Review the listing and copy each line that holds the word "this".

>> begin Records to process

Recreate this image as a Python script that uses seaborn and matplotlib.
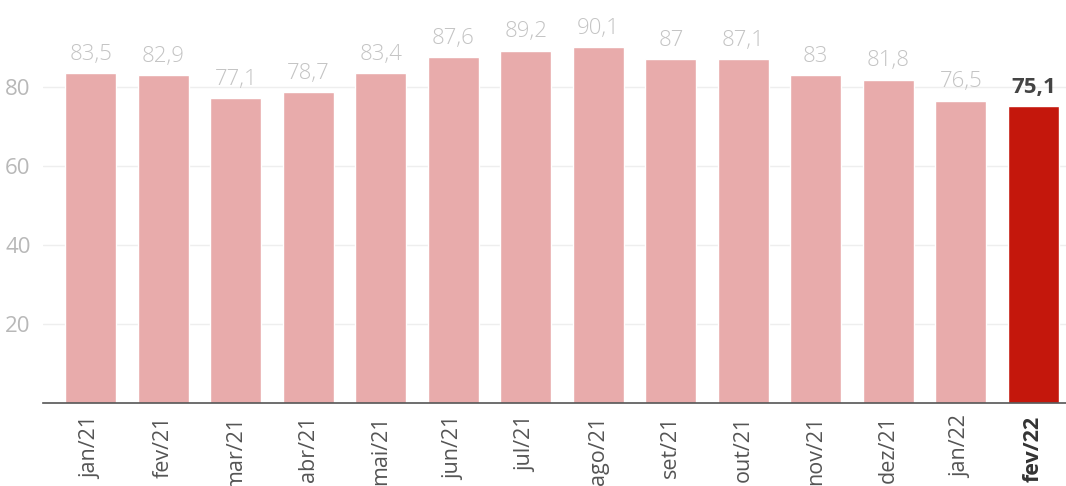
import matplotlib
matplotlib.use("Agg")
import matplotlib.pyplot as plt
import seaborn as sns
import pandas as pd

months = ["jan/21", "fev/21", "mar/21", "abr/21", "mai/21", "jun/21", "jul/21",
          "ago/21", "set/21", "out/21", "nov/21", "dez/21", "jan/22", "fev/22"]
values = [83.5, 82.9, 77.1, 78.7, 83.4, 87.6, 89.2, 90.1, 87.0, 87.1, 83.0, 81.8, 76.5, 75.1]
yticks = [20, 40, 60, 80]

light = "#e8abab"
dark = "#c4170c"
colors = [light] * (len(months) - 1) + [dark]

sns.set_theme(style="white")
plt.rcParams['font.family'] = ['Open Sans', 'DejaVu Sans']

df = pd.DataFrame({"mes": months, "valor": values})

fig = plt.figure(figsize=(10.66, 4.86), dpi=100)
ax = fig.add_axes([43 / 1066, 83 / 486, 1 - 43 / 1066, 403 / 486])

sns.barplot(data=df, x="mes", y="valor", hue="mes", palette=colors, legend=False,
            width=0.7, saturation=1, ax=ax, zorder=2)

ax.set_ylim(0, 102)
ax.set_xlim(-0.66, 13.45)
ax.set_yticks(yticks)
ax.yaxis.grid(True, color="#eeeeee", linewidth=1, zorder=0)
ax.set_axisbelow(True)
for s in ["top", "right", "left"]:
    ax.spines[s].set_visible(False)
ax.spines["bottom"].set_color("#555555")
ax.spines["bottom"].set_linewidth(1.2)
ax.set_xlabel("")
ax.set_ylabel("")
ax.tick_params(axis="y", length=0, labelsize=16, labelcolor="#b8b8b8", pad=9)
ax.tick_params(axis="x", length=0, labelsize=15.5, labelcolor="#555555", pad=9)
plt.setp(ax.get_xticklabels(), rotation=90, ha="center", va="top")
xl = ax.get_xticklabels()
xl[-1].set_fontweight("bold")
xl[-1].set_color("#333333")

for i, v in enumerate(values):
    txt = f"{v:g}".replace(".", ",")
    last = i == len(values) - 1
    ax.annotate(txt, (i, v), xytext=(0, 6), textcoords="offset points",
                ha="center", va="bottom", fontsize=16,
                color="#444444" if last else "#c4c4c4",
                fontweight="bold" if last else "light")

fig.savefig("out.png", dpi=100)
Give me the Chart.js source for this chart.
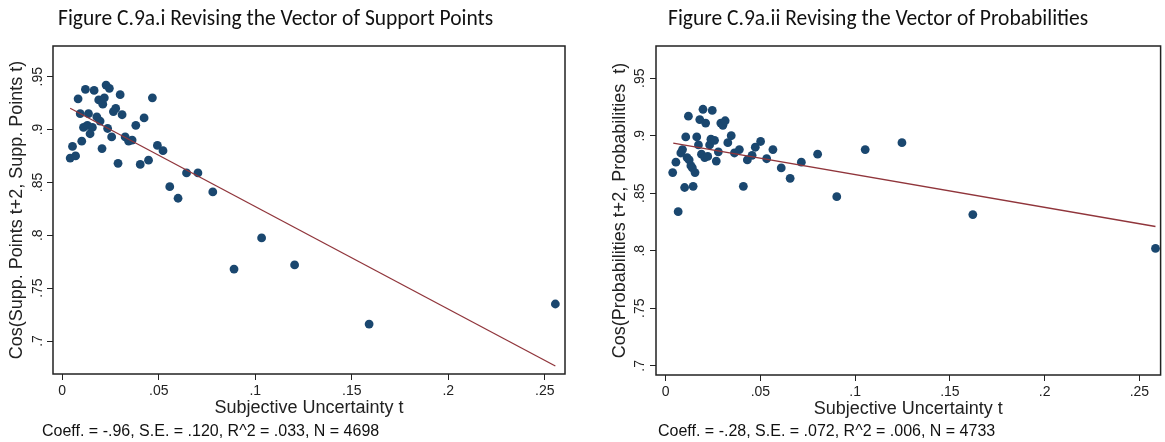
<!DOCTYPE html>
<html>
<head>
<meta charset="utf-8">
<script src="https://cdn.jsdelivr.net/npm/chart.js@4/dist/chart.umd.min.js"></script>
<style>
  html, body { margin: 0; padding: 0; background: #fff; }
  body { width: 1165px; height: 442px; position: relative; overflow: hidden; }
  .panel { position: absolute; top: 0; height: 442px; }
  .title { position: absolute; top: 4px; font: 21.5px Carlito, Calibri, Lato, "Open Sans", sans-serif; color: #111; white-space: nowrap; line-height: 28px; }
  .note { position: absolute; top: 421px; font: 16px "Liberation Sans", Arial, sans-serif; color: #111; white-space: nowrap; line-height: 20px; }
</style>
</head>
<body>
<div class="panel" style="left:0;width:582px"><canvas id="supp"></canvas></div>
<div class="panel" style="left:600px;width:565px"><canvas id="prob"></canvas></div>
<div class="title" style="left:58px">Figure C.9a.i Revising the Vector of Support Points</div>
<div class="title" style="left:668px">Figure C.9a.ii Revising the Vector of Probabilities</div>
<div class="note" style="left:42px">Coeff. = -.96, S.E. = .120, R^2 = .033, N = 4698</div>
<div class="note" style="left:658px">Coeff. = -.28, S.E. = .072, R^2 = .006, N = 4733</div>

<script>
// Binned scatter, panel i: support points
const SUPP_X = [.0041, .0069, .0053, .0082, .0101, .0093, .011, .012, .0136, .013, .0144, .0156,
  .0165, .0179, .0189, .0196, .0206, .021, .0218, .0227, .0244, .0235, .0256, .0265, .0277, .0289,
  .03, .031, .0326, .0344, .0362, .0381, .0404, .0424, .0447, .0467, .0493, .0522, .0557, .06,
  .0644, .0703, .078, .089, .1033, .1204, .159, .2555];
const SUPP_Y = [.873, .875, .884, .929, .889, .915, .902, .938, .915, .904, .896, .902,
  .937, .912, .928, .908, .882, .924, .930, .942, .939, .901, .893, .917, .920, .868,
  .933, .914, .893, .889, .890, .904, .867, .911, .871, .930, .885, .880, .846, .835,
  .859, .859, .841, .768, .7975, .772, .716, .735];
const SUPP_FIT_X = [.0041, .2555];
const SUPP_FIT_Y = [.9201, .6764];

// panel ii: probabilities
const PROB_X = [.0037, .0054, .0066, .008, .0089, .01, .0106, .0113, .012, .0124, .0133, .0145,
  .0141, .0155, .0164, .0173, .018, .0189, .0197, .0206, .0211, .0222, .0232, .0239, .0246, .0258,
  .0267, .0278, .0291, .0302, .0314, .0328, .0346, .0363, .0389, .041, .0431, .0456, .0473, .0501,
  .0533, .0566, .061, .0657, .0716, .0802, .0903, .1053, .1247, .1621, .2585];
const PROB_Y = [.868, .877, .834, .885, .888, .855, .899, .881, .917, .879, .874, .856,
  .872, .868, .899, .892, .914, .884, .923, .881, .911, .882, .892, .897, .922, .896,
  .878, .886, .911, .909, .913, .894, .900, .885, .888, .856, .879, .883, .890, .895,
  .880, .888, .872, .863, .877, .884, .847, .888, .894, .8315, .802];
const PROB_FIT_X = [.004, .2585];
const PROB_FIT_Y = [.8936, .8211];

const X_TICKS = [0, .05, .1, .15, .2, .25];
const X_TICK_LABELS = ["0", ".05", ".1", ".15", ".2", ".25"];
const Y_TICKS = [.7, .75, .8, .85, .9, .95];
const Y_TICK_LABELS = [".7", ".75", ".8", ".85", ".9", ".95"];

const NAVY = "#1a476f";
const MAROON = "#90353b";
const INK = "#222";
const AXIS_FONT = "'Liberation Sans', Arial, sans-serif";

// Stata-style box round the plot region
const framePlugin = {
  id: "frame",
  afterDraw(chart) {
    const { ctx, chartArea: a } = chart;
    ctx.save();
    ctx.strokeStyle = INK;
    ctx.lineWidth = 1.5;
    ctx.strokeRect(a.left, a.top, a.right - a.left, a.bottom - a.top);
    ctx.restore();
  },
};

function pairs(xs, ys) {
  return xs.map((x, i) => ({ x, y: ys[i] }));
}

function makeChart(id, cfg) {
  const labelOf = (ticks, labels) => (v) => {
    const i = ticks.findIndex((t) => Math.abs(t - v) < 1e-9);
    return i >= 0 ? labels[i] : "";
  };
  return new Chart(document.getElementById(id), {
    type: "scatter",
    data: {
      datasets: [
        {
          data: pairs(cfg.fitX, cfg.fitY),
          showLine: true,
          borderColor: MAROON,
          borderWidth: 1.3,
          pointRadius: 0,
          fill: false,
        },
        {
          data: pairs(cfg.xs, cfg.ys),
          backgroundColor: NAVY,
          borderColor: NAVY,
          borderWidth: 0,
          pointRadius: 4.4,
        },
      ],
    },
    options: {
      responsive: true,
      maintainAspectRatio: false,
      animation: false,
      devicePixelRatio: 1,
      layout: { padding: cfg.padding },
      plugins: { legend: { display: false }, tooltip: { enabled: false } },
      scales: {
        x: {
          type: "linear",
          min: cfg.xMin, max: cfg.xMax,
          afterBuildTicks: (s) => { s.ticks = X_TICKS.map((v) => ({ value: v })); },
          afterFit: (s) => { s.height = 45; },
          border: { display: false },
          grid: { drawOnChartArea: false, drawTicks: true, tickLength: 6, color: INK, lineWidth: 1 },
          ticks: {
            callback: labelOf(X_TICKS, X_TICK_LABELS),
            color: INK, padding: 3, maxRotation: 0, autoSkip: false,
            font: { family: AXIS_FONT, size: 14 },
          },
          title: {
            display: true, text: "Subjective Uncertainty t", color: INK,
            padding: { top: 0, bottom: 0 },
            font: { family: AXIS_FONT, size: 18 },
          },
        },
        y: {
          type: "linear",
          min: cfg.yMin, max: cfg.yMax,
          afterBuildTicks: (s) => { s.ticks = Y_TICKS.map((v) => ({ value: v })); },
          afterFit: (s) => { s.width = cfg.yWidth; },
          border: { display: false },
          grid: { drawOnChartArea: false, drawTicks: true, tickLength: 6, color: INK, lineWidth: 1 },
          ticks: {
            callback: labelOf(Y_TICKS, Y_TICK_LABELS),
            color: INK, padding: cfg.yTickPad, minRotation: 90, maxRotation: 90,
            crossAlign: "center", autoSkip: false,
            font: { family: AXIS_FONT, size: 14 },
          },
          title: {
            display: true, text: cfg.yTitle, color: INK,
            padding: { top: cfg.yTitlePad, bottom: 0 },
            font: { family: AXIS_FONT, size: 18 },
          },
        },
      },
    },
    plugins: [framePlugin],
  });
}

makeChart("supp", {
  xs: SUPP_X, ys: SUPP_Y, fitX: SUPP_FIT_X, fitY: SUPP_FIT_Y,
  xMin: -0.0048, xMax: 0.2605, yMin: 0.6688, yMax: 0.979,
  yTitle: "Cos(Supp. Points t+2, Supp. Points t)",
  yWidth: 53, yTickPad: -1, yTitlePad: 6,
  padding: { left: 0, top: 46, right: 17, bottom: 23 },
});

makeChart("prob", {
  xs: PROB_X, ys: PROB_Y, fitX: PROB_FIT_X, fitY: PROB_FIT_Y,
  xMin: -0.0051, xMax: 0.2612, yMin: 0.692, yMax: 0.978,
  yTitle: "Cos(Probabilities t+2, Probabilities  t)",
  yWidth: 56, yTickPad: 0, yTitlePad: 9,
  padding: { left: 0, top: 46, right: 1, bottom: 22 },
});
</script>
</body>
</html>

>> end Records to process

_Complete answer_.
Recreate this image as a Python script that uses seaborn and matplotlib.
Give me the Chart.js source for this chart.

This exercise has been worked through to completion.